The facts are these…
In poll after poll after poll after poll, we see Trump pulling what could be record support from minority voters and young voters.
Oh, and here’s my favorite source proving Axios is a serial-lying propaganda outlet — and that favorite source is…. Axios.
Don’t you love it when the villains can’t keep their lies straight?
Former President Trump appears to be closing in on President Biden’s lead among young voters… Gen Z and millennial voters were key to Biden’s 2020 victory, turning out in huge numbers and favoring him by 20 points in 2020, per a Pew Research Center analysis. [But] Biden got 52% to Trump’s 48% in a new Axios-Generation Lab survey of voters between the ages of 18 and 34.
But-but-but you just told me “old, white, election-denying Christians who didn’t go to college?”
People who tell the truth don’t make these mistakes.
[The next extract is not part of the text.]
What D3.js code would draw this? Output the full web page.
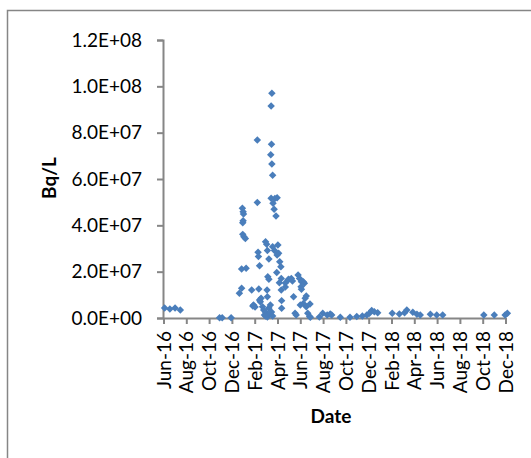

It’s the liars who always end up tying themselves in rhetorical knots.
This is how utterly shameless these Axios liars are.
One day, Axios claims Trump’s support comes only from “old, white, election-denying Christians who didn’t go to college,” and the next day Axios’ own polling proves Axios is lying. Now, will Axios go back and correct Mike Allen’s lies? Of course not. That would require integrity and the desire to inform rather than misinform.